Toda comunidad de origen campesino en nuestro continente ha visto a un torito con los cuernos de oro. Y lo ha perseguido, y lo ha matado, y aún está sentada en alguna parte, con un cuchillo en la mano, esperando que regrese.
Al pie de los Montes de María, donde pasé mi niñez, hubo una ciénaga llamada “la ciénaga de los negros” porque una vez fue el hogar de cimarrones y manumisos que escaparon del látigo de los ingenios azucareros.
En esa ciénaga y sus alrededores creció el plátano y el ñame como en ninguna otra parte. Sus aguas fueron el hogar de bagres, robalos y bocachicos de escamas negras; peces increíbles que nos alimentaron durante generaciones, y siempre vivieron con nosotros sus ciclos de idas y de subiendas, de acuerdo a los niveles del agua.
Pero cuando llegó el tractor, el terrateniente de la otra orilla cerró las bocas que comunicaban a la ciénaga con los ríos, y el charco putrefacto que propiciaron, hoy es una sabana de pastizales escriturados y ávidos de nitrógeno, para criar ganado genéticamente modificado y dedicado a la exportación, y miles, cientos de miles de matas de palma africana para producir biodiesel.
Allí también matamos al torito de los cuernos de oro. Y en la Mesa de la Tigra, en el estado Anzoátegui del Oriente venezolano, donde están sembrando la soya de la Monsanto, que necesita tanta agua como glifosato, también estamos matando al torito de los cachos de oro.
Y en la Amazonía, donde desaparece una extensión de selva del tamaño de un campo de fútbol cada minuto, para hacer pastizales o buscar oro.
Y en Santurbán, donde el agua baja de los páramos a través de un filtro de piedrecillas de oro y diamantes, a quitarle la sed a los santandereanos, y cuya licitación a la minera Anglo Gold es una batalla titánica que damos los campesinos y los ambientalistas que creemos en la agroecología.

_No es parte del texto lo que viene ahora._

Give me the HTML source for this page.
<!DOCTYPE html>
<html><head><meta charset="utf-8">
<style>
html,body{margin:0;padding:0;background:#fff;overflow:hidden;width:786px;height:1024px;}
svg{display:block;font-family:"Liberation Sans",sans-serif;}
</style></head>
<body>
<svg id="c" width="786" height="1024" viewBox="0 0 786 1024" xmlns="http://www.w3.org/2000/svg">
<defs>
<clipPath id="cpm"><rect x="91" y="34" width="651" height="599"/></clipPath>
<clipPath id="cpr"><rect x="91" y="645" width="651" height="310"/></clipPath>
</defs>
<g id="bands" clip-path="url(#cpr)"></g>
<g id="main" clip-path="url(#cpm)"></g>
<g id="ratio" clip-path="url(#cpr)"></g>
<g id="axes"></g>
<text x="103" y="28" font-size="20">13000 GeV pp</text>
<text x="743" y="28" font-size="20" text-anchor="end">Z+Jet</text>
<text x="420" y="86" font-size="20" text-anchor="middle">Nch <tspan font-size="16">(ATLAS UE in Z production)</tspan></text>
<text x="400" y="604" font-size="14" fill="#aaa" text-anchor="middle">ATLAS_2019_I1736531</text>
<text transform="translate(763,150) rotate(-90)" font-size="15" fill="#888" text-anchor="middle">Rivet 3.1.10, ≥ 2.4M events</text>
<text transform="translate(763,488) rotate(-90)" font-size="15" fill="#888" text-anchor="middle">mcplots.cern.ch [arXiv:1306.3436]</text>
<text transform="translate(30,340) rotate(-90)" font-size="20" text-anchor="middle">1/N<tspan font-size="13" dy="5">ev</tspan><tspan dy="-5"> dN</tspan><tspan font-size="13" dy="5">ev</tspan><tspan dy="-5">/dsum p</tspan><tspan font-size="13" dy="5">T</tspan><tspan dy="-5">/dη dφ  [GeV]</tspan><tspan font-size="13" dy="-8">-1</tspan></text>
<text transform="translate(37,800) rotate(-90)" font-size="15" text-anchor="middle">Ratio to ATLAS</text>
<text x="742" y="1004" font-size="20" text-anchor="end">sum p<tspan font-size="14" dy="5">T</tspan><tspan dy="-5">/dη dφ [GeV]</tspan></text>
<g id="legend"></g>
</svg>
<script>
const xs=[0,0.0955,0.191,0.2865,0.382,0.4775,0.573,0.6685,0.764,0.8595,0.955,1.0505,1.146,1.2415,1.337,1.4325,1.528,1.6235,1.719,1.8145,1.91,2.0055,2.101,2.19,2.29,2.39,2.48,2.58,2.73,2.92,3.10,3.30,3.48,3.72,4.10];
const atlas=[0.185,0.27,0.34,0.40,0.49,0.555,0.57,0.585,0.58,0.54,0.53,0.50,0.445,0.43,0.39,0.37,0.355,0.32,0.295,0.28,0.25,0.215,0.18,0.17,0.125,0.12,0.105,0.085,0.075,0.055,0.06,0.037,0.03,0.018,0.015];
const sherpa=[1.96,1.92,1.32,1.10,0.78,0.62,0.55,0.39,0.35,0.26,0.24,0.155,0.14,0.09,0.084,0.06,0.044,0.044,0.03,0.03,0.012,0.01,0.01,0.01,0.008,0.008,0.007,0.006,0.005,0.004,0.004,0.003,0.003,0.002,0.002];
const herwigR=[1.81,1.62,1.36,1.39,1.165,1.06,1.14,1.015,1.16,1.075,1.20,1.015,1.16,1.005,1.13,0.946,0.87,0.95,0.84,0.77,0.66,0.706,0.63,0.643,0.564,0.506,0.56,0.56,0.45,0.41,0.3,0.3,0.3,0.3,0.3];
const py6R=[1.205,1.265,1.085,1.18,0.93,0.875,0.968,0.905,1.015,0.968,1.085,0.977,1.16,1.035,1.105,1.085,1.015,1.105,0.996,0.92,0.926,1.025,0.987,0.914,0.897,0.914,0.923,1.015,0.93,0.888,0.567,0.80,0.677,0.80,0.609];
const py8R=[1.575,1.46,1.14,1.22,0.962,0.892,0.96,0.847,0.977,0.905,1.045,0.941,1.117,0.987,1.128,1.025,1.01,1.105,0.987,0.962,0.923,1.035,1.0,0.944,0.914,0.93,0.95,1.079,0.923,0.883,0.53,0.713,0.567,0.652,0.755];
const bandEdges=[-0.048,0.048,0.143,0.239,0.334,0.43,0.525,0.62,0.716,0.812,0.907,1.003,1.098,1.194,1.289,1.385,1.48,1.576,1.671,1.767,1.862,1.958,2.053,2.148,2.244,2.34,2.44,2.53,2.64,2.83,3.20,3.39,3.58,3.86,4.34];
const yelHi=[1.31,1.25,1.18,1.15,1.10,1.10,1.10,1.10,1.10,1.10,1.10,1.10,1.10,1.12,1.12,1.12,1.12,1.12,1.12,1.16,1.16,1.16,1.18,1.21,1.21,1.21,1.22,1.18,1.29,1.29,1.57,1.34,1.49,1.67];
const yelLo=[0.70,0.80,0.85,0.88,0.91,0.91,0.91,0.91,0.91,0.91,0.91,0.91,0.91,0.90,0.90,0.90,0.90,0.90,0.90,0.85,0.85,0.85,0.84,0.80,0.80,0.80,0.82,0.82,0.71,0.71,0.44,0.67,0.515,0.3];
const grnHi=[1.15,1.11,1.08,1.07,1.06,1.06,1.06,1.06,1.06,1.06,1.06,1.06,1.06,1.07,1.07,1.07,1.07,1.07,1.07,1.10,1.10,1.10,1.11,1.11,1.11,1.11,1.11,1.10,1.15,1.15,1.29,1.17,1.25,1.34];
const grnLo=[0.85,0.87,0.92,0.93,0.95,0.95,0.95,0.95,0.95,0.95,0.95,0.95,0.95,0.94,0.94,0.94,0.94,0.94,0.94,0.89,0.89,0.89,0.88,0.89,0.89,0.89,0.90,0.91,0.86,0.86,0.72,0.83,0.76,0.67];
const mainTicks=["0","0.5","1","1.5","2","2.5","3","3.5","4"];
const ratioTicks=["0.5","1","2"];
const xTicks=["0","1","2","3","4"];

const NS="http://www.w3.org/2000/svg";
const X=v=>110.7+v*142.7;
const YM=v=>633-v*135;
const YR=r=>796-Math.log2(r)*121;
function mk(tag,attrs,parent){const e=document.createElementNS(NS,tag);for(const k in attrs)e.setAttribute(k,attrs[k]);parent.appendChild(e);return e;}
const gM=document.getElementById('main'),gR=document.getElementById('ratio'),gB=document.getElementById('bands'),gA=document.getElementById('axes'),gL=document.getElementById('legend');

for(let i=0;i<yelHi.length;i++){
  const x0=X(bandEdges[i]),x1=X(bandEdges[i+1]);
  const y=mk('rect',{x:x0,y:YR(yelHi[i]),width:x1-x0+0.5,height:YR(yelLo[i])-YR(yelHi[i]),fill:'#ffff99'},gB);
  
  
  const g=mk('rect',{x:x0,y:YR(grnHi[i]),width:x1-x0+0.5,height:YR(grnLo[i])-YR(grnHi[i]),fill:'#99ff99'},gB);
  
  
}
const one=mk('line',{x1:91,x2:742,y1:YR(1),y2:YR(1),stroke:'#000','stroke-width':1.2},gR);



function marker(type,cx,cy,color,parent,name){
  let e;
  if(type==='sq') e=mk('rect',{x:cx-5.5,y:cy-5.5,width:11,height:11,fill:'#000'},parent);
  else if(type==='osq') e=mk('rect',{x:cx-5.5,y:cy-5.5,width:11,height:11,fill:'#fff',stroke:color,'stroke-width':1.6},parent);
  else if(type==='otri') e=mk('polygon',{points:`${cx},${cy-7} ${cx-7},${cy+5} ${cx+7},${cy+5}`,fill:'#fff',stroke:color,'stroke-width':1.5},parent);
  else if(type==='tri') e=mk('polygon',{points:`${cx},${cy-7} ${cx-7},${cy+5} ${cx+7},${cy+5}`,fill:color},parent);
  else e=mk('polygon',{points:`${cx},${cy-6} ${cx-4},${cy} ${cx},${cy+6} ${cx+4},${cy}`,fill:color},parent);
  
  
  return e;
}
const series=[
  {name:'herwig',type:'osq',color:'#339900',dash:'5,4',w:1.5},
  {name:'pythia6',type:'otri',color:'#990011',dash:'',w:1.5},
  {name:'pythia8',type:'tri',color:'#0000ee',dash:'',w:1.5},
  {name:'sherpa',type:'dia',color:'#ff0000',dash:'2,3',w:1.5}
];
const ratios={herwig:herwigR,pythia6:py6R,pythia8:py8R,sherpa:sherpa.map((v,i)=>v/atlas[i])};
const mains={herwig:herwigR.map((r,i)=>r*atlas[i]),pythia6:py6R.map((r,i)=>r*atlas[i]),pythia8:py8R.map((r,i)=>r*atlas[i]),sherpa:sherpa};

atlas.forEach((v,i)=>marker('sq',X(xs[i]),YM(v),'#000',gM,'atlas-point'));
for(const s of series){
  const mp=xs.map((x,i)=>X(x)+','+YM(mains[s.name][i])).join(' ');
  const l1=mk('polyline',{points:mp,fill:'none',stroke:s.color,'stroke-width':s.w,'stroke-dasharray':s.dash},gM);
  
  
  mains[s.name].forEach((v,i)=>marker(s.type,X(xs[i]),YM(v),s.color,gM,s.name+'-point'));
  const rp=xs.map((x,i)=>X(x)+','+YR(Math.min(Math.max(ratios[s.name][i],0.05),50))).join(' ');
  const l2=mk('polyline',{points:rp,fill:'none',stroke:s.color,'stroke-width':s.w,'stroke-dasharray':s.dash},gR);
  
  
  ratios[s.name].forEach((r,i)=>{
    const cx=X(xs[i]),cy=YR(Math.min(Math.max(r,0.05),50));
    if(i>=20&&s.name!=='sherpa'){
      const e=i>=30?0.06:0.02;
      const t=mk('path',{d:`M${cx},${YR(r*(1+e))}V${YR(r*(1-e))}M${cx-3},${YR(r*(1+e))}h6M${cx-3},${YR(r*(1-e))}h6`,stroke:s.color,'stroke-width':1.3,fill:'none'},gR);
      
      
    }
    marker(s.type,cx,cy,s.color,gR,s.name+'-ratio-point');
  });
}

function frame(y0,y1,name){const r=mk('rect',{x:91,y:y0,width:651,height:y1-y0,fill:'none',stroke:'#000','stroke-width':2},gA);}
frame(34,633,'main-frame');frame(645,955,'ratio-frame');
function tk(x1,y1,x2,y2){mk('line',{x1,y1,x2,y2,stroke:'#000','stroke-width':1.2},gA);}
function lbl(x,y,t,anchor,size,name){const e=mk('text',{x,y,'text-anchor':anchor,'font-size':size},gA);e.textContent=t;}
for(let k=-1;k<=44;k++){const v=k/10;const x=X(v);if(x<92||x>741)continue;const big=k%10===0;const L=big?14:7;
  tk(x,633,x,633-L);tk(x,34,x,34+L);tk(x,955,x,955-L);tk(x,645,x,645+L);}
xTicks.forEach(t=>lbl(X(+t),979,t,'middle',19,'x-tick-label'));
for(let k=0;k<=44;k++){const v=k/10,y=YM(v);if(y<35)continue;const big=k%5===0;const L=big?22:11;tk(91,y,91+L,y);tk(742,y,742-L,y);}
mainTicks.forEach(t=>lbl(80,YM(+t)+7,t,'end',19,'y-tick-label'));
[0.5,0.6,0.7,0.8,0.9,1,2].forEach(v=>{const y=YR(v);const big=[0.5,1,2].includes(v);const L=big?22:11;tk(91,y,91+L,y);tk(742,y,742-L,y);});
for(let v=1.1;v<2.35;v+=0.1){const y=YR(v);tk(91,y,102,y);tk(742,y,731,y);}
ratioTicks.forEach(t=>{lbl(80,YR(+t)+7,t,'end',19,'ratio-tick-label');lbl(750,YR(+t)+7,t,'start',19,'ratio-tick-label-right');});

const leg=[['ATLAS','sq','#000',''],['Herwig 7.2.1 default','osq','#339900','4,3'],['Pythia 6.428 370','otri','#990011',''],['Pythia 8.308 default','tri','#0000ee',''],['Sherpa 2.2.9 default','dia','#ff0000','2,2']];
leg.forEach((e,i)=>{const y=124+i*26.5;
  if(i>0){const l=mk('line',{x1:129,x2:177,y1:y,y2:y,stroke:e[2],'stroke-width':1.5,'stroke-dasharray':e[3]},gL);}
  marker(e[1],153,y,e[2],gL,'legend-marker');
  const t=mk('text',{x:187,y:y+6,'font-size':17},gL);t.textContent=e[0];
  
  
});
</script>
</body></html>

La agroecología, si. Y la permacultura, y el esfuerzo orgánico, y la agricultura regenerativa, y la biodinámica, y la ancestralidad humanizante. Todo eso junto en la más concreta y necesaria revolución que estamos peleando desde el pleistoceno.
Todo eso es lo que nos devolverá al bosque, al agua, y al torito de los cachos dorados.